Synchronised Rate-Hikers Start To Disperse
A generally bullish, risk-on week aided by talk that Europe & UK look set to lower interest rates, meanwhile the US remain somewhat undecided.
Back in the markets, the headlines that really grabbed our attention this week were those related to the seemingly inexorable rise in the price of gold.
Gold has gained more than 3% this week alone and 23% year-to-date. It’s trading above 1,900 dollars per ounce as we speak, and just touching a new all-time high. In fact, the performance of gold for sterling-based investors has been even stronger. In sterling terms, gold broke through to new all-time highs last year, and is currently scaling new heights again this week.
So, what drives gold and what are its attractions as an investable asset?
Firstly, and most obviously, although gold can be seen in some ways as a currency, unlike other forms of money, it cannot be printed or created at will. Gold is also traditionally seen as an inflation hedge.
However, our view is that gold does not necessarily require goods price inflation to perform well as an asset class. In fact, the more important driver for gold is rather the inflation of money, ie. expansion of the money supply.

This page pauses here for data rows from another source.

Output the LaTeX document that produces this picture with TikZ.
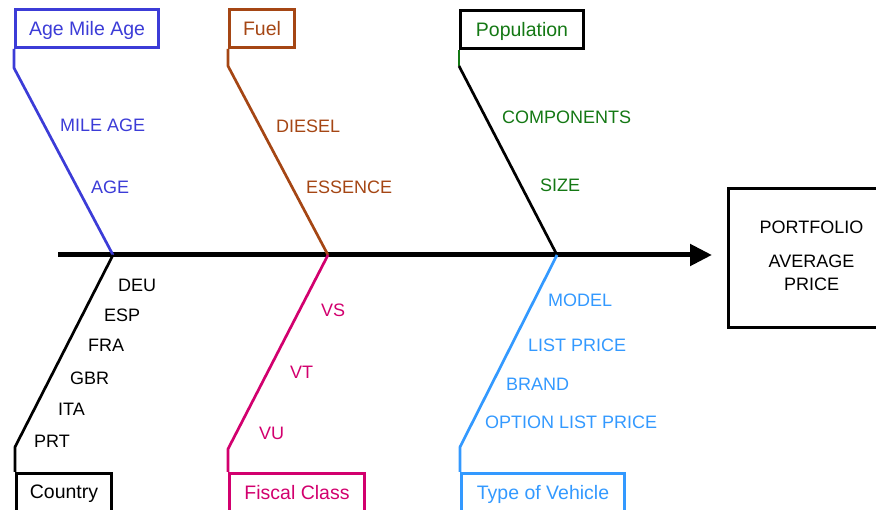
\documentclass[tikz,border=0pt]{standalone}
\usepackage{fontspec}
\setmainfont{Liberation Sans}
\usetikzlibrary{arrows.meta}
\definecolor{ageblue}{RGB}{60,60,215}
\definecolor{fuelbrown}{RGB}{165,70,20}
\definecolor{popgreen}{RGB}{20,120,20}
\definecolor{fiscalpink}{RGB}{210,0,110}
\definecolor{typeblue}{RGB}{51,153,255}
\begin{document}
\begin{tikzpicture}[x=1pt,y=-1pt,
  catbox/.style={draw, line width=3pt, minimum height=38pt, inner sep=0pt,
    anchor=north west, font=\fontsize{19.5}{22}\selectfont, text depth=0pt},
  lowbox/.style={catbox, minimum height=40pt, text depth=3pt},
  branch/.style={line width=2.7pt, line join=round},
  cause/.style={anchor=west, inner sep=0pt, font=\fontsize{18}{21}\selectfont}]
\useasboundingbox (0,0) rectangle (876,510);

% spine
\coordinate (axL) at (58,255);
\coordinate (jA) at (113,255);
\coordinate (jF) at (328,255);
\coordinate (jP) at (557,255);
\node[draw, line width=3pt, minimum width=166pt, minimum height=139pt, inner sep=0pt,
  anchor=north west, align=center, text depth=5pt, font=\fontsize{18}{22.5}\selectfont] (port) at (727,187)
  {PORTFOLIO\\[11.5pt]AVERAGE\\PRICE};
\draw[line width=5pt, -{Triangle[length=22pt,width=21pt]}, shorten >=15pt]
  (axL) -- (port.west |- axL);

% top boxes
\node[catbox, draw=ageblue, text=ageblue, minimum width=143pt] (age) at (14,8) {Age Mile Age};
\node[catbox, draw=fuelbrown, text=fuelbrown, minimum width=65pt] (fuel) at (228,8) {Fuel};
\node[catbox, draw=black, text=popgreen, minimum width=123pt] (pop) at (459,9) {Population};

\draw[branch, ageblue] (age.south west) -- ++(0,19) -- (jA);
\draw[branch, fuelbrown] (fuel.south west) -- ++(0,17) -- (jF);
\draw[branch, popgreen] (pop.south west) -- ++(0,16) coordinate (popbend);
\draw[branch, black] (popbend) -- (jP);

% bottom boxes
\node[lowbox, draw=black, text=black, minimum width=95pt] (country) at (15,472) {Country};
\node[lowbox, draw=fiscalpink, text=fiscalpink, minimum width=135pt] (fiscal) at (228,472) {Fiscal Class};
\node[lowbox, draw=typeblue, text=typeblue, minimum width=163pt] (vtype) at (460,472) {Type of Vehicle};

\draw[branch, black] (country.north west) -- ++(0,-25) -- (jA);
\draw[branch, fiscalpink] (fiscal.north west) -- ++(0,-23) -- (jF);
\draw[branch, typeblue] (vtype.north west) -- ++(0,-25) -- (jP);

% cause labels
\node[cause, text=ageblue] (mileage) at (60,125.5) {MILE AGE};
\node[cause, text=ageblue] (agel) at (91,187.5) {AGE};
\node[cause, text=fuelbrown] (diesel) at (276,126) {DIESEL};
\node[cause, text=fuelbrown] (essence) at (306,187) {ESSENCE};
\node[cause, text=popgreen] (comp) at (502,117.5) {COMPONENTS};
\node[cause, text=popgreen] (size) at (540,185) {SIZE};

\node[cause] (deu) at (118,285.5) {DEU};
\node[cause] (esp) at (104,315.5) {ESP};
\node[cause] (fra) at (88,345.5) {FRA};
\node[cause] (gbr) at (70,378) {GBR};
\node[cause] (ita) at (58,409.5) {ITA};
\node[cause] (prt) at (34,441.5) {PRT};

\node[cause, text=fiscalpink] (vs) at (321,310) {VS};
\node[cause, text=fiscalpink] (vt) at (290,372) {VT};
\node[cause, text=fiscalpink] (vu) at (259,433.5) {VU};

\node[cause, text=typeblue] (model) at (548,300) {MODEL};
\node[cause, text=typeblue] (listp) at (528,345.5) {LIST PRICE};
\node[cause, text=typeblue] (brand) at (506,384) {BRAND};
\node[cause, text=typeblue] (optp) at (485,422) {OPTION LIST PRICE};
\end{tikzpicture}
\end{document}
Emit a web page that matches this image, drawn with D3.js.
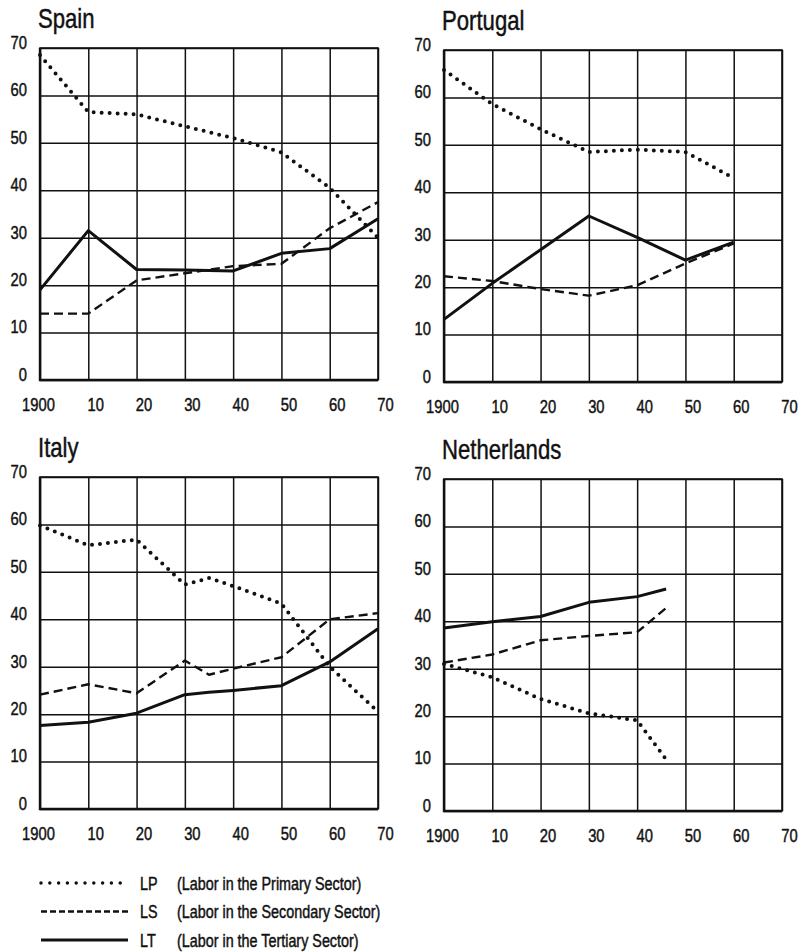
<!DOCTYPE html>
<html>
<head>
<meta charset="utf-8">
<script src="https://cdn.jsdelivr.net/npm/d3@7"></script>
<style>
  body { margin: 0; background: #fff; }
  svg { display: block; }
  text { font-family: "Liberation Sans", Arial, sans-serif; fill: #111; stroke: #111; stroke-width: 0.45px; }
</style>
</head>
<body>
<div id="chart"></div>
<script>
// Labor force share by sector (%)

const seriesKeys = ['LP', 'LS', 'LT'];
const legendLabels = [
    '(Labor in the Primary Sector)',
    '(Labor in the Secondary Sector)',
    '(Labor in the Tertiary Sector)'
];

const spainYears = [1900, 1910, 1920, 1930, 1940, 1950, 1960, 1970];
const spainLP = [68.5, 56.5, 56, 53.5, 51, 48, 40.5, 30];
const spainLS = [14, 14, 21, 22.5, 24, 24.5, 32, 37.5];
const spainLT = [19, 31.5, 23.3, 23.2, 23, 26.7, 27.7, 34];

const portugalYears = [1900, 1910, 1920, 1930, 1940, 1950, 1960];
const portugalLP = [65.8, 58.6, 53.3, 48.5, 49, 48.5, 43];
const portugalLS = [22.3, 21.3, 19.6, 18.2, 20.4, 25, 29.2];
const portugalLT = [13.2, 20.8, 27.9, 35, 30.5, 25.7, 29.5];

const italyYears = [1900, 1910, 1920, 1930, 1935, 1940, 1950, 1960, 1970];
const italyLP = [59.8, 55.6, 56.8, 47.3, 48.7, 47, 43.3, 30, 20.5];
const italyLS = [24.1, 26.3, 24.4, 31.3, 28.3, 29.6, 32, 40, 41.3];
const italyLT = [17.6, 18.3, 20.2, 24.1, 24.6, 25, 26, 31, 38];

const netherlandsYears = [1900, 1910, 1920, 1930, 1940, 1946];
const netherlandsLP = [31, 28.2, 23.6, 20.6, 19.1, 10.9];
const netherlandsLS = [31.3, 33, 36, 36.9, 37.7, 42.8];
const netherlandsLT = [38.6, 39.9, 41, 44, 45.2, 46.8];

const xTicks = [1900, 1910, 1920, 1930, 1940, 1950, 1960, 1970];
const xTickLabels = ['1900', '10', '20', '30', '40', '50', '60', '70'];
const yTicks = [0, 10, 20, 30, 40, 50, 60, 70];

// ----------------------------------------------------------------------------
// layout
// ----------------------------------------------------------------------------
const W = 806, H = 952;
const plotW = 338, plotH = 332;
const SX = 0.82; // horizontal squeeze to imitate the condensed typeface

const panels = [
    { name: 'Spain', left: 40, top: 48, years: spainYears, values: [spainLP, spainLS, spainLT] },
    { name: 'Portugal', left: 444, top: 50, years: portugalYears, values: [portugalLP, portugalLS, portugalLT] },
    { name: 'Italy', left: 40, top: 477, years: italyYears, values: [italyLP, italyLS, italyLT] },
    { name: 'Netherlands', left: 444, top: 479, years: netherlandsYears, values: [netherlandsLP, netherlandsLS, netherlandsLT] }
];

const lineStyle = {
    LP: { width: 4, dash: '0,8', cap: 'round' },
    LS: { width: 2.4, dash: '9,5', cap: 'butt' },
    LT: { width: 3, dash: null, cap: 'butt' }
};

// squeeze text horizontally, keeping its anchor point where it was
function narrow(sel) {
    sel.each(function () {
        const t = d3.select(this);
        const x0 = +t.attr('x') || 0;
        const y0 = +t.attr('y') || 0;
        t.attr('x', 0).attr('y', 0)
            .attr('transform', `translate(${x0},${y0}) scale(${SX},1)`);
    });
}

const svg = d3.select('#chart').append('svg')
    .attr('width', W)
    .attr('height', H);

const x = d3.scaleLinear().domain([1900, 1970]).range([0, plotW]);
const y = d3.scaleLinear().domain([0, 70]).range([plotH, 0]);

panels.forEach(p => {
    const g = svg.append('g').attr('transform', `translate(${p.left},${p.top})`);

    // title
    g.append('text')
        .attr('x', -2)
        .attr('y', -20)
        .style('font-size', '27px')
        .text(p.name)
        .call(narrow);

    // horizontal grid + y labels
    const yAxis = g.append('g')
        .call(d3.axisLeft(y).tickValues(yTicks).tickSize(-plotW).tickPadding(13));
    yAxis.select('.domain').remove();
    yAxis.selectAll('line').attr('stroke', '#111').attr('stroke-width', 1.5);
    yAxis.selectAll('text')
        .attr('dy', '0.02em')
        .style('font-size', '18px')
        .attr('fill', '#111')
        .call(narrow);

    // vertical grid + x labels
    const xAxis = g.append('g')
        .attr('transform', `translate(0,${plotH})`)
        .call(d3.axisBottom(x).tickValues(xTicks).tickSize(-plotH)
            .tickFormat((d, i) => xTickLabels[i]));
    xAxis.select('.domain').remove();
    xAxis.selectAll('line').attr('stroke', '#111').attr('stroke-width', 1.5);
    xAxis.selectAll('text')
        .attr('y', 31)
        .attr('dy', 0)
        .attr('x', (d, i) => i === 0 ? -2 : 7)
        .style('font-size', '18px')
        .attr('fill', '#111')
        .call(narrow);

    // frame, heavier on the left and bottom edges
    g.append('rect')
        .attr('width', plotW)
        .attr('height', plotH)
        .attr('fill', 'none')
        .attr('stroke', '#111')
        .attr('stroke-width', 1.6);
    g.append('path')
        .attr('d', `M0,0V${plotH}H${plotW}`)
        .attr('fill', 'none')
        .attr('stroke', '#111')
        .attr('stroke-width', 2.4);

    // series
    seriesKeys.forEach((k, si) => {
        const pts = p.years.map((yr, i) => [yr, p.values[si][i]]);
        const line = d3.line().x(d => x(d[0])).y(d => y(d[1]));
        const st = lineStyle[k];
        g.append('path')
            .datum(pts)
            .attr('d', line)
            .attr('fill', 'none')
            .attr('stroke', '#111')
            .attr('stroke-width', st.width)
            .attr('stroke-linecap', st.cap)
            .attr('stroke-linejoin', 'round')
            .attr('stroke-dasharray', st.dash);
    });
});

// ----------------------------------------------------------------------------
// legend
// ----------------------------------------------------------------------------
const legendRows = [883, 911.5, 940];
const legend = svg.append('g');
seriesKeys.forEach((k, i) => {
    const st = lineStyle[k];
    const row = legend.append('g').attr('transform', `translate(0,${legendRows[i]})`);
    row.append('line')
        .attr('x1', 41).attr('x2', 128)
        .attr('stroke', '#111')
        .attr('stroke-width', k === 'LP' ? 3.5 : st.width)
        .attr('stroke-linecap', st.cap)
        .attr('stroke-dasharray', k === 'LP' ? '0,8.8' : (k === 'LS' ? '6,3' : null));
    row.append('text')
        .attr('x', 140)
        .attr('y', 6.5)
        .style('font-size', '17.5px')
        .text(k)
        .call(narrow);
    row.append('text')
        .attr('x', 177)
        .attr('y', 6.5)
        .style('font-size', '17.5px')
        .text(legendLabels[i])
        .call(narrow);
});
</script>
</body>
</html>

Right now, governments around the world are supporting their plunging GDPs with massive spending packages, while central banks are working in coordination, simultaneously buying vast amounts of government debt and thereby in effect creating new money.
When that money eventually gets spent by government, it must either end up either in someone’s bank account somewhere, or as paper currency in someone’s pocket. And that is the very definition of the money supply - bank deposits plus currency in circulation.
So right now the world is seeing an expansion of the money supply in “spades”, so-to-speak. The global money supply is exploding. Under this so-called Modern Monetary Theory, gold could become the ‘safe asset’ of choice for investors in the future.
A fair question to ask would be “isn’t gold just expensive now”?
Interestingly, despite the rise in the price of gold per ounce, the total value of “above ground” (ie. mined) gold in the world relative to the total global money supply is still well below previous peaks.
In fact, over the last twenty years, the global money supply has actually increased much faster than the total value of the world’s gold.
So, gold does not look expensive relative to money itself, which could make one believe the current rally may have quite a way to go yet as gold comes out-of-the-closet, so to speak, as a safe asset of choice for investors.